Problem statement =
Write out the material again exactly, please, and omit the pictures.

Given information =
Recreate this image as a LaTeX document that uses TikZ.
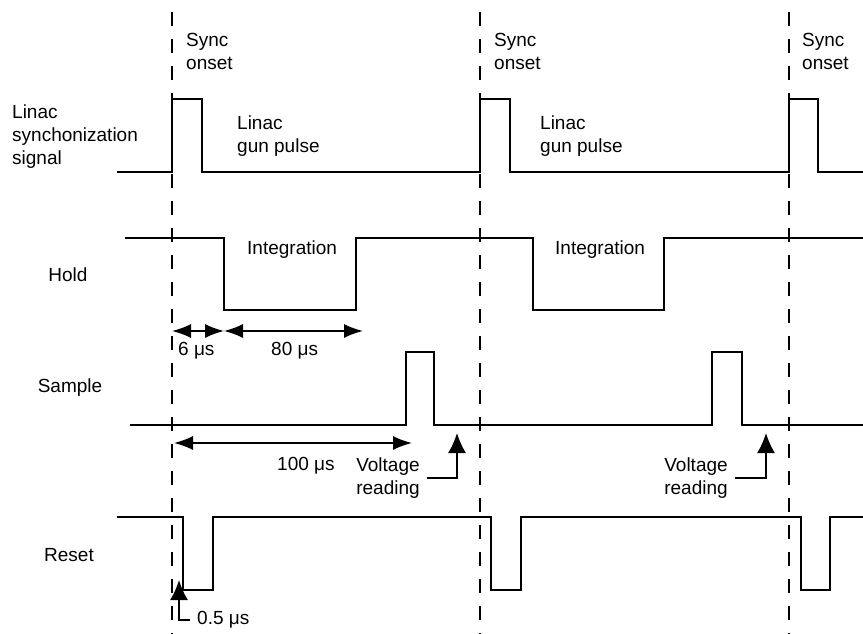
\documentclass[tikz,border=0pt]{standalone}
\usepackage{fontspec}
\setmainfont{Liberation Sans}
\usetikzlibrary{arrows.meta, positioning}

\begin{document}
\begin{tikzpicture}[
    x=1pt, y=-1pt,
    signal/.style={
        line width=1.8pt,
        line join=miter
    },
    syncline/.style={
        line width=1.7pt,
        dash pattern=on 14pt off 13pt
    },
    sigtext/.style={
        font=\fontsize{19}{23}\selectfont,
        inner sep=0pt,
        align=left
    },
    timing/.style={
        line width=1.6pt,
        {Latex[length=19pt,width=14pt]}-{Latex[length=19pt,width=14pt]}
    },
    pointer/.style={
        line width=1.6pt,
        -{Latex[length=20pt,width=18pt]}
    }
]
\useasboundingbox (0,0) rectangle (863,634);

% Sync onset markers
\draw[syncline] (172,12) -- (172,634);
\draw[syncline] (480,12) -- (480,634);
\draw[syncline] (789,12) -- (789,634);

% Signal names
\node[sigtext, anchor=west] (synclbl) at (12,137) {Linac\\synchonization\\signal};
\node[sigtext] (holdlbl) at (68,275) {Hold};
\node[sigtext] (samplelbl) at (70,388) {Sample};
\node[sigtext] (resetlbl) at (69,555) {Reset};

% Waveforms
\draw[signal] (117,172) -- (172,172) -- (172,99) -- (202,99) -- (202,172)
    -- (480,172) -- (480,99) -- (510,99) -- (510,172)
    -- (789,172) -- (789,99) -- (818,99) -- (818,172) -- (863,172);
\draw[signal] (125,238) -- (224,238) -- (224,310) -- (356,310) -- (356,238)
    -- (533,238) -- (533,310) -- (664,310) -- (664,238) -- (863,238);
\draw[signal] (130,425) -- (406,425) -- (406,352) -- (434,352) -- (434,425)
    -- (712,425) -- (712,352) -- (742,352) -- (742,425) -- (863,425);
\draw[signal] (117,517) -- (183,517) -- (183,590) -- (213,590) -- (213,517)
    -- (491,517) -- (491,590) -- (521,590) -- (521,517)
    -- (801,517) -- (801,590) -- (830,590) -- (830,517) -- (863,517);

% Annotations
\node[sigtext, anchor=west] (onset1) at (186,51) {Sync\\onset};
\node[sigtext, anchor=west] (onset2) at (494,51) {Sync\\onset};
\node[sigtext, anchor=west] (onset3) at (802,51) {Sync\\onset};
\node[sigtext, anchor=west] (gun1) at (237,136) {Linac\\gun pulse};
\node[sigtext, anchor=west] (gun2) at (540,136) {Linac\\gun pulse};
\node[sigtext, anchor=west] (integ1) at (247,250) {Integration};
\node[sigtext, anchor=west] (integ2) at (555,250) {Integration};

% Timing intervals
\coordinate (t0) at (172,331);
\coordinate (t6) at (224,331);
\coordinate (t80) at (363,331);
\draw[timing] (t0) -- (t6);
\draw[timing] (t6) -- (t80);
\node[sigtext, anchor=west] (six) at (178,351) {6 μs};
\node[sigtext, anchor=west] (eighty) at (271,351) {80 μs};

\coordinate (s0) at (174,443);
\coordinate (s100) at (412,443);
\draw[timing] (s0) -- (s100);
\node[sigtext, anchor=west] (hundred) at (277,466) {100 μs};

% Voltage reading pointers
\node[sigtext, align=center] (volt1) at (388,478) {Voltage\\reading};
\node[sigtext, align=center] (volt2) at (696,478) {Voltage\\reading};
\coordinate (vtip1) at (457,433);
\coordinate (vtip2) at (766,433);
\draw[pointer] ([xshift=7pt]volt1.east) -| (vtip1);
\draw[pointer] ([xshift=7pt]volt2.east) -| (vtip2);

% Reset width
\node[sigtext, anchor=west] (half) at (197,620) {0.5 μs};
\coordinate (htip) at (179,580);
\draw[pointer] ([xshift=-7pt]half.west) -| (htip);

\end{tikzpicture}
\end{document}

Reply =
Recreate this image as a LaTeX document that uses TikZ.
\documentclass[tikz,border=0pt]{standalone}
\usepackage{fontspec}
\setmainfont{Liberation Sans}
\usetikzlibrary{arrows.meta, positioning}

\begin{document}
\begin{tikzpicture}[
    x=1pt, y=-1pt,
    signal/.style={
        line width=1.8pt,
        line join=miter
    },
    syncline/.style={
        line width=1.7pt,
        dash pattern=on 14pt off 13pt
    },
    sigtext/.style={
        font=\fontsize{19}{23}\selectfont,
        inner sep=0pt,
        align=left
    },
    timing/.style={
        line width=1.6pt,
        {Latex[length=19pt,width=14pt]}-{Latex[length=19pt,width=14pt]}
    },
    pointer/.style={
        line width=1.6pt,
        -{Latex[length=20pt,width=18pt]}
    }
]
\useasboundingbox (0,0) rectangle (863,634);

% Sync onset markers
\draw[syncline] (172,12) -- (172,634);
\draw[syncline] (480,12) -- (480,634);
\draw[syncline] (789,12) -- (789,634);

% Signal names
\node[sigtext, anchor=west] (synclbl) at (12,137) {Linac\\synchonization\\signal};
\node[sigtext] (holdlbl) at (68,275) {Hold};
\node[sigtext] (samplelbl) at (70,388) {Sample};
\node[sigtext] (resetlbl) at (69,555) {Reset};

% Waveforms
\draw[signal] (117,172) -- (172,172) -- (172,99) -- (202,99) -- (202,172)
    -- (480,172) -- (480,99) -- (510,99) -- (510,172)
    -- (789,172) -- (789,99) -- (818,99) -- (818,172) -- (863,172);
\draw[signal] (125,238) -- (224,238) -- (224,310) -- (356,310) -- (356,238)
    -- (533,238) -- (533,310) -- (664,310) -- (664,238) -- (863,238);
\draw[signal] (130,425) -- (406,425) -- (406,352) -- (434,352) -- (434,425)
    -- (712,425) -- (712,352) -- (742,352) -- (742,425) -- (863,425);
\draw[signal] (117,517) -- (183,517) -- (183,590) -- (213,590) -- (213,517)
    -- (491,517) -- (491,590) -- (521,590) -- (521,517)
    -- (801,517) -- (801,590) -- (830,590) -- (830,517) -- (863,517);

% Annotations
\node[sigtext, anchor=west] (onset1) at (186,51) {Sync\\onset};
\node[sigtext, anchor=west] (onset2) at (494,51) {Sync\\onset};
\node[sigtext, anchor=west] (onset3) at (802,51) {Sync\\onset};
\node[sigtext, anchor=west] (gun1) at (237,136) {Linac\\gun pulse};
\node[sigtext, anchor=west] (gun2) at (540,136) {Linac\\gun pulse};
\node[sigtext, anchor=west] (integ1) at (247,250) {Integration};
\node[sigtext, anchor=west] (integ2) at (555,250) {Integration};

% Timing intervals
\coordinate (t0) at (172,331);
\coordinate (t6) at (224,331);
\coordinate (t80) at (363,331);
\draw[timing] (t0) -- (t6);
\draw[timing] (t6) -- (t80);
\node[sigtext, anchor=west] (six) at (178,351) {6 μs};
\node[sigtext, anchor=west] (eighty) at (271,351) {80 μs};

\coordinate (s0) at (174,443);
\coordinate (s100) at (412,443);
\draw[timing] (s0) -- (s100);
\node[sigtext, anchor=west] (hundred) at (277,466) {100 μs};

% Voltage reading pointers
\node[sigtext, align=center] (volt1) at (388,478) {Voltage\\reading};
\node[sigtext, align=center] (volt2) at (696,478) {Voltage\\reading};
\coordinate (vtip1) at (457,433);
\coordinate (vtip2) at (766,433);
\draw[pointer] ([xshift=7pt]volt1.east) -| (vtip1);
\draw[pointer] ([xshift=7pt]volt2.east) -| (vtip2);

% Reset width
\node[sigtext, anchor=west] (half) at (197,620) {0.5 μs};
\coordinate (htip) at (179,580);
\draw[pointer] ([xshift=-7pt]half.west) -| (htip);

\end{tikzpicture}
\end{document}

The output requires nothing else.